Ancora morti sul lavoro. Ancora vite spezzate per il profitto. Ancora un prezzo elevatissimo pagato da tanti per l’arricchimento di pochi.
Siamo addolorati per Luigi Coclite, Mohamed Toukabri, Mohamed El Ferhane, Taoufik Haidar, che hanno perso la vita e ci auguriamo il meglio per chi sta soffrendo e per Bouzekri Rachimi, che è ancora sotto le macerie, ed esprimiamo solidarietà e vicinanza per le vittime e i loro cari. Sono gli immigrati a pagare il prezzo più alto di un sistema economico e politico che si dimostra sempre più razzista: da una parte respinge chi cerca speranza in questo paese dall’altra li sfrutta per trarne maggiori profitti.
Succede a Firenze, nel centro della città, in un cantiere di Esselunga. Ma succede ogni giorno ovunque, in altri cantieri, nei campi, nelle fabbriche, nelle filature, nei mercati, sulle strade, in viaggio. Nel 2023 sono state più di 1000 le vittime sul lavoro, 3 ogni giorno: giovani e meno giovani, donne e tanti immigrati. Lo denunciano da anni, inascoltate, decine di associazioni che si occupano di questo, ma la vita e la sicurezza non sono una priorità per i padroni né tanto meno per le istituzioni e il governo. Le morti sul lavoro non sono quindi una casualità, sono il frutto avvelenato di un lavoro sempre più alienato, espropriato, precario, ricattato, sottopagato, sfruttato, insoddisfacente e e frustrante.

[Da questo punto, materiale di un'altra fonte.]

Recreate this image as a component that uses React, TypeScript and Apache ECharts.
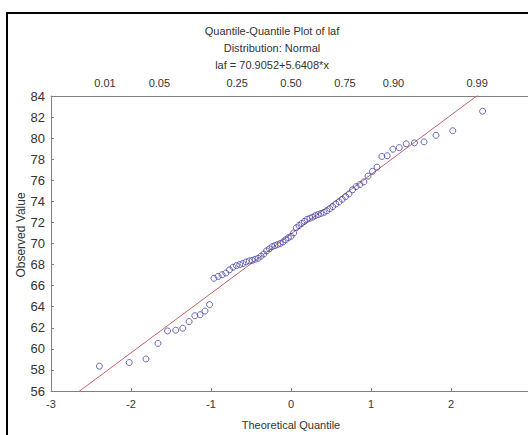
import React, { useEffect, useRef } from "react";
import * as echarts from "echarts";

const theoretical = [
  -2.395, -2.022, -1.813, -1.663, -1.543, -1.441, -1.353, -1.274, -1.202, -1.136,
  -1.075, -1.018, -0.963, -0.911, -0.862, -0.814, -0.769, -0.725, -0.682, -0.641,
  -0.601, -0.561, -0.522, -0.485, -0.448, -0.411, -0.375, -0.34, -0.305, -0.27,
  -0.236, -0.202, -0.168, -0.134, -0.1, -0.067, -0.033, 0, 0.033, 0.067,
  0.1, 0.134, 0.168, 0.202, 0.236, 0.27, 0.305, 0.34, 0.375, 0.411,
  0.448, 0.485, 0.522, 0.561, 0.601, 0.641, 0.682, 0.725, 0.769, 0.814,
  0.862, 0.911, 0.963, 1.018, 1.075, 1.136, 1.202, 1.274, 1.353, 1.441,
  1.543, 1.663, 1.813, 2.022, 2.395,
];
const observed = [
  58.36, 58.7, 59.04, 60.52, 61.7, 61.77, 61.96, 62.59, 63.15, 63.24,
  63.59, 64.2, 66.7, 66.88, 67.04, 67.2, 67.5, 67.75, 67.9, 68.0,
  68.1, 68.25, 68.35, 68.4, 68.5, 68.6, 68.8, 69.0, 69.3, 69.5,
  69.7, 69.8, 69.9, 70.0, 70.15, 70.35, 70.55, 70.68, 71.0, 71.5,
  71.7, 71.9, 72.1, 72.3, 72.4, 72.5, 72.65, 72.75, 72.85, 72.95,
  73.1, 73.3, 73.5, 73.75, 73.95, 74.2, 74.45, 74.7, 75.1, 75.4,
  75.6, 75.85, 76.4, 76.85, 77.25, 78.26, 78.33, 78.95, 79.1, 79.46,
  79.55, 79.65, 80.27, 80.7, 82.56,
];

// Fitted line laf = 70.9052 + 5.6408*x
const intercept = 70.9052;
const slope = 5.6408;
const lineX = [-3, 3];

// Top probability axis
const probLabels = ["0.01", "0.05", "0.25", "0.50", "0.75", "0.90", "0.99"];
const probZ = [-2.326, -1.645, -0.674, 0, 0.674, 1.2816, 2.326];

const titleLines = [
  "Quantile-Quantile Plot of laf",
  "Distribution: Normal",
  "laf = 70.9052+5.6408*x",
];

const FONT = "Liberation Sans, Arial, sans-serif";
const TXT = "#333333";

export default function App() {
  const ref = useRef<HTMLDivElement>(null);
  useEffect(() => {
    if (!ref.current) return;
    const chart = echarts.init(ref.current, null, { renderer: "svg" });
    const points = theoretical.map((x, i) => [x, observed[i]]);
    const linePts = lineX.map((x) => [x, intercept + slope * x]);
    chart.setOption({
      animation: false,
      backgroundColor: "#ffffff",
      textStyle: { fontFamily: FONT },
      grid: { left: 51, top: 96, right: 1, bottom: 41, containLabel: false },
      xAxis: [
        {
          type: "value",
          position: "bottom",
          min: -3,
          max: 3,
          interval: 1,
          splitLine: { show: false },
          axisLine: { onZero: false, lineStyle: { color: "#808080", width: 1 } },
          axisTick: { inside: true, length: 3, lineStyle: { color: "#808080" } },
          axisLabel: {
            color: TXT,
            fontSize: 11,
            margin: 7,
            fontFamily: FONT,
            showMaxLabel: false,
          },
          name: "Theoretical Quantile",
          nameLocation: "middle",
          nameGap: 28,
          nameTextStyle: { color: TXT, fontSize: 11, fontFamily: FONT },
        },
        {
          type: "value",
          position: "top",
          min: -3,
          max: 3,
          splitLine: { show: false },
          axisLine: { show: true, onZero: false, lineStyle: { color: "#808080", width: 1 } },
          axisTick: { show: false },
          axisLabel: {
            color: TXT,
            fontSize: 11,
            margin: 8,
            fontFamily: FONT,
            customValues: probZ,
            formatter: (v: number) => {
              let best = 0;
              probZ.forEach((z, i) => {
                if (Math.abs(z - v) < Math.abs(probZ[best] - v)) best = i;
              });
              return probLabels[best];
            },
          },
        },
      ],
      yAxis: {
        type: "value",
        min: 56,
        max: 84,
        interval: 2,
        splitLine: { show: false },
        axisLine: { show: true, onZero: false, lineStyle: { color: "#808080", width: 1 } },
        axisTick: { show: true, inside: true, length: 3, lineStyle: { color: "#808080" } },
        axisLabel: { color: TXT, fontSize: 13, margin: 6, fontFamily: FONT },
      },
      graphic: [
        {
          type: "rect",
          shape: { x: 7, y: 13, width: 700, height: 600 },
          style: { fill: "none", stroke: "#000000", lineWidth: 2 },
          silent: true,
        },
        ...titleLines.map((t, i) => ({
          type: "text",
          x: 272,
          y: 31 + i * 17,
          style: {
            text: t,
            fill: TXT,
            font: `11px ${FONT}`,
            align: "center",
            verticalAlign: "middle",
          },
        })),
        {
          type: "text",
          x: 21,
          y: 235,
          rotation: Math.PI / 2,
          style: {
            text: "Observed Value",
            fill: TXT,
            font: `12px ${FONT}`,
            align: "center",
            verticalAlign: "middle",
          },
        },
      ],
      series: [
        {
          type: "line",
          data: linePts,
          symbol: "none",
          clip: true,
          lineStyle: { color: "#c46464", width: 1 },
          z: 1,
        },
        {
          type: "scatter",
          data: points,
          symbol: "circle",
          symbolSize: 6,
          itemStyle: { color: "rgba(255,255,255,0)", borderColor: "#4545a5", borderWidth: 1 },
          z: 2,
        },
      ],
    });
    return () => chart.dispose();
  }, []);
  return (
    <div
      style={{
        position: "fixed",
        left: 0,
        top: 0,
        width: 528,
        height: 435,
        overflow: "hidden",
        background: "#ffffff",
      }}
    >
      <div ref={ref} style={{ width: 532, height: 435 }} />
    </div>
  );
}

In una società disgregata, in un’epoca di decadenza, la vita è a rischio per tanti motivi: la guerra innanzitutto, che colpisce tanti nostri simili, ma anche la ferocia patriarcale, le stragi in mare, la violenza diffusa, la cattiveria reazionaria dilagante. Non possiamo delegare allo Stato, ne tanto meno al padronato o a un governo di retrivi la difesa della vita o la sicurezza nei posti di lavoro perché sono questioni umane che possono essere garantite e affermate dalle persone che hanno a cuore e si battono per una cultura della vita.